Elle peut être assez directive, je trouve. Mais cette fille me plaît, ses ordres me donnent envie d’être meilleur. Par contre, je suis dans la merde car dès qu’elle exige quelque chose de moi, ma queue se dresse au garde à vous. Elle voudrait, elle aussi subir sa volonté. Je rêve de partager certains moments avec Cassie, mais c’est interdit. Dam m’écorcherait sur place si j’osais poser ne serait-ce qu'un doigt sur sa peau douce et veloutée. Ce que j’ai déjà fait en plus. S’il l’apprend, je vais me retrouver épinglé comme un papillon sur le mur du grand salon. Pour l’exemple. Nous pouvons coucher avec les humaines, mais les Rêveuses, et plus encore les Equill, sont intouchables. C’est la Loi.
— Je jure sur les Saintes plumes de Damabiah que jamais je ne lèverai la main sur toi, que jamais je ne te blesserai physiquement ou moralement. Tu es sous ma protection et tu ne risques plus le moindre mal ni d’un autre ni de moi.

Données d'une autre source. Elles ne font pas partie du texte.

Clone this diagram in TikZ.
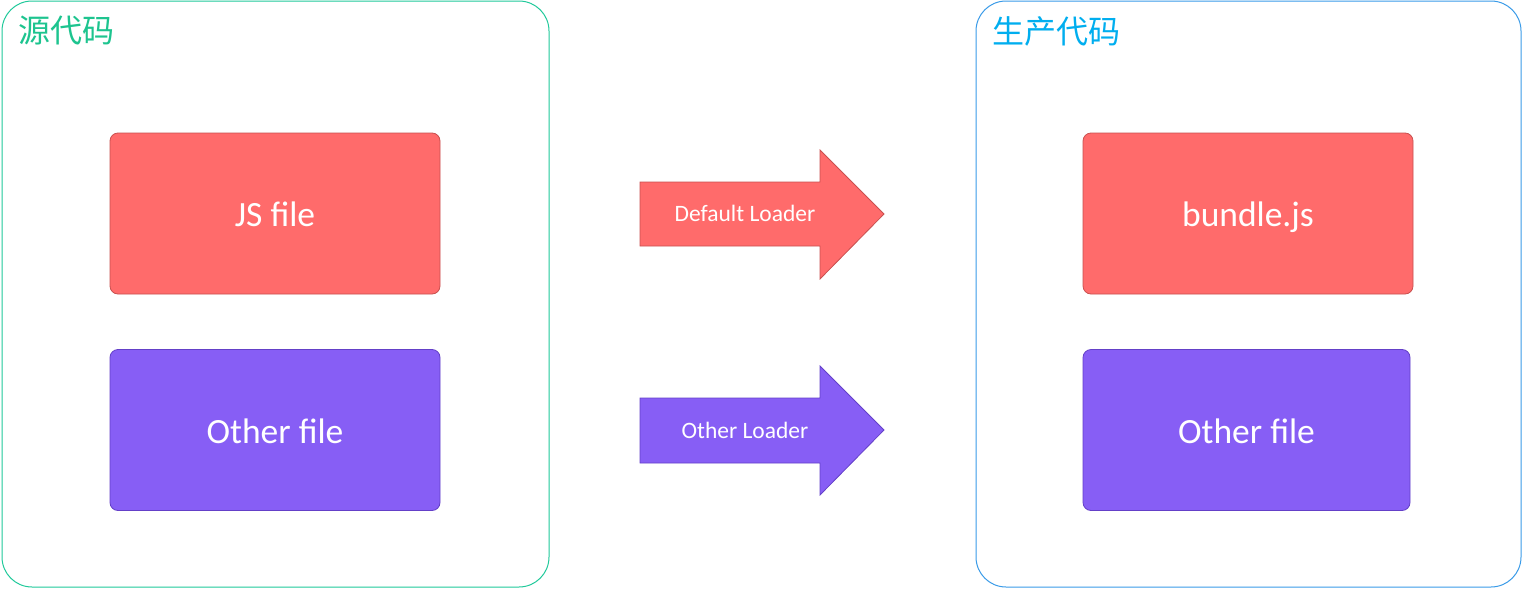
\documentclass[tikz,border=0pt]{standalone}
\usepackage{fontspec}
\setmainfont{Carlito}
\newfontfamily\cjk{Noto Sans CJK SC}
\definecolor{cgreen}{HTML}{1FC99A}
\definecolor{cgreentext}{HTML}{1DC48F}
\definecolor{cblue}{HTML}{3A9BE8}
\definecolor{cbluetext}{HTML}{00AEEF}
\definecolor{cred}{HTML}{FF6B6B}
\definecolor{credline}{HTML}{C9504F}
\definecolor{cpurple}{HTML}{875EF5}
\definecolor{cpurpleline}{HTML}{6440C8}
\begin{document}
\begin{tikzpicture}[x=1pt,y=-1pt,
  container/.style={draw=#1,line width=1pt,rounded corners=30pt,fill=white},
  filebox/.style={draw=#1line,fill=#1,line width=0.8pt,rounded corners=8pt,minimum width=330pt,minimum height=161pt,inner sep=0pt,text=white,text height=26pt,text depth=0pt,font=\fontsize{35.5}{40}\selectfont},
  bigarrow/.style={draw=#1line,fill=#1,line width=0.8pt},
  arrowlabel/.style={text=white,font=\fontsize{23.5}{28}\selectfont,inner sep=0pt,text height=17pt,text depth=0pt},
  title/.style={anchor=west,inner sep=0pt,font=\cjk\fontsize{32}{36}\selectfont}
]
\useasboundingbox (0,0) rectangle (1522,589);
\draw[container=cgreen] (2,1) rectangle (549,587);
\draw[container=cblue] (976,1) rectangle (1521,587);
\node[title,text=cgreentext] (t1) at (18,31) {源代码};
\node[title,text=cbluetext] (t2) at (992,31) {生产代码};

\node[filebox=cred] (js) at (275,213.5) {JS file};
\node[filebox=cpurple] (of1) at (275,430) {Other file};
\node[filebox=cred] (bundle) at (1248,213.5) {bundle.js};
\node[filebox=cpurple,minimum width=327pt] (of2) at (1246.5,430) {Other file};

\draw[bigarrow=cred] (640,182) -- (820,182) -- (820,150) -- (884,214) -- (820,279) -- (820,246) -- (640,246) -- cycle;
\node[arrowlabel] (l1) at (745,213) {Default Loader};
\draw[bigarrow=cpurple] (640,398) -- (820,398) -- (820,366) -- (884,430) -- (820,495) -- (820,463) -- (640,463) -- cycle;
\node[arrowlabel] (l2) at (745,430) {Other Loader};
\end{tikzpicture}
\end{document}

Mon serment, le regard plongé dans le sien, se met en place. Je sens un frisson descendre le long de ma colonne et une marque apparaît sur mon poignet. Un tatouage de feu qui me brûle violemment pendant quelques secondes. Je serre les dents pour ne pas gémir.
— Qu’est-ce que c’est ? demande Cassie en se penchant vers moi.
— C’est la preuve que ma parole a été entendue et que je ne pourrais pas renier mes dires. C’est un tatouage, fixé à jamais dans ma peau.
— Tu as eu mal ?
Son inquiétude me fait relever les yeux vers elle. Je suis surpris de sa compassion, elle qui n’a pas confiance en moi. Elle tend la main et frôle le dessin rouge et brûlant.
— Un peu, mais c’est supportable.
— Je ne savais pas que tu aurais une marque…
— Ne t’inquiètes pas, c’est juste un rappel de mes obligations. C’est dans ma nature.
Je hausse les épaules, en apparence serein, et je lui montre mon autre bras recouvert de dessins noirs.
— Tu vois, ceux-là représentent mes serments aux anges et à leur cause. Je ne suis pas surpris de ta marque, sauf qu’elle est de l’autre côté.